Queue basics: the voters are customers who enter the system. The system here is a voting area for a precinct. The voters wait in a queue to cast their votes in voting booths (the servers). The customer arrival rates depend on the time of day, and hence, the system is not stationary.

Let’s look at different ways to look at voting from a queuing perspective.

Let’s start with this article in the Economist that argues that bad weather favors Romney. Here, they focus on how weather affects the voter arrival rates:

To be brutal, a certain amount of bad weather on election day helps conservatives in every democracy. In crude terms, car-driving conservative retirees still turn out in driving rain, when bus-taking lower-income workers just back from a night shift are more likely to give rain-soaked polls a miss. School closures are a particular problem for low-income families or single mothers scrambling to find childcare.

Thus, bad weather may decrease the arrival rate of liberal voters more than of conservative voters.

Ultimately, many people are going to vote. Long lines were a problem in 2004 and 2008, and a few balked at waiting in line. Many places (such as my state of Virginia) offered early voting via absentee ballots to voters in 2008, since the turnout was unprecedented. Waiting in line to vote leads to questions about voting machine allocations and the time it takes to vote.

Muer Yang, Ted Allen, and Michael Fry wrote a paper that focuses on the number of servers and the service times. [Link to press release] They examine how to assign voting machines to precincts to equalize the amount of waiting time between precincts so that some precincts are not plagued with long waiting times while others are not. They do so by noting that voting is not stationary and include  other realistic voting complications:

“[The election board’s] assumptions of those problems are not even close to the real world,” he added, “because [the election board’s traditional] model assumes a stationary voter arrival — that voters arrive at the voting station at the same rate, which is not true. We use simulation models to consider realistic complications, including variables such as voter arrival time, voter turnout, length of time needed to finish a ballot, peak voting times and machine failures.”

The paper hasn’t been published yet, so I don’t know all of the details. To satiate your desire for mathematical details, you can read this paper in the Winter Simulation Conference by Muer Yang, Michael Fry, and David Kelton. They examines how to allocate voting machines (servers) to voting precincts in an equitable manner.  There are many ways to evaluate equity. Here, the authors use the average absolute differences of expected waiting times among precincts as a proxy for “equity.”  They provide a heuristic that uses a factorial experimental design and show that this heuristic outperforms the “utilization-equalization” method. The  “utilization-equalization” method is another proxy for voter equity that “equalizes the utilization of voting machines rather than equalizing waiting times of voters. Moreover, the utilization rate is obtained by traditional queueing theory, which assumes stationary arrivals and steady-state operating conditions.”
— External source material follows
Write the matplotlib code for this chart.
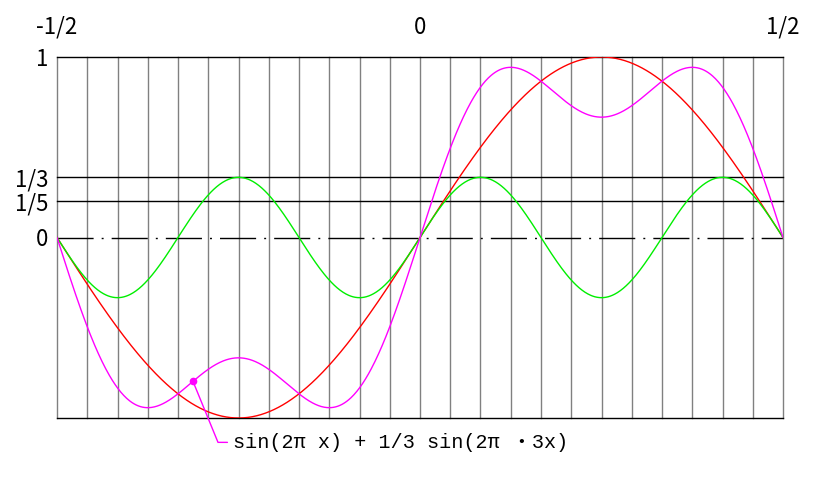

Initially, I thought that so many people voting early via absentee ballot or just early voting would mean fewer long lines in a queue. This is not necessarily the case. Early voting in South Florida and Ohio has been plagued with long lines (up to six hours). Hopefully, this means that fewer people will be in line on Election Day. I haven’t heard yet if state budget cuts will lead to poorly staffed voting precincts, which will in turn lead to long lines on Election Day even if the turnout isn’t record-setting.

All those voter ID laws were supposed to cut down on voter fraud. In a queuing context, that means that the new laws would slightly reduce the voter arrival rates. Carl Bialik wrote a nice article in the WSJ [Link] about voter fraud and whether voter ID laws would make much of a difference. The short answer is that they don’t. Fraud is hard to detect, and when it has been detected, it has most often occurred with absentee ballots (no ID needed to vote absentee) and during voter registration.

How long did you wait in line to vote?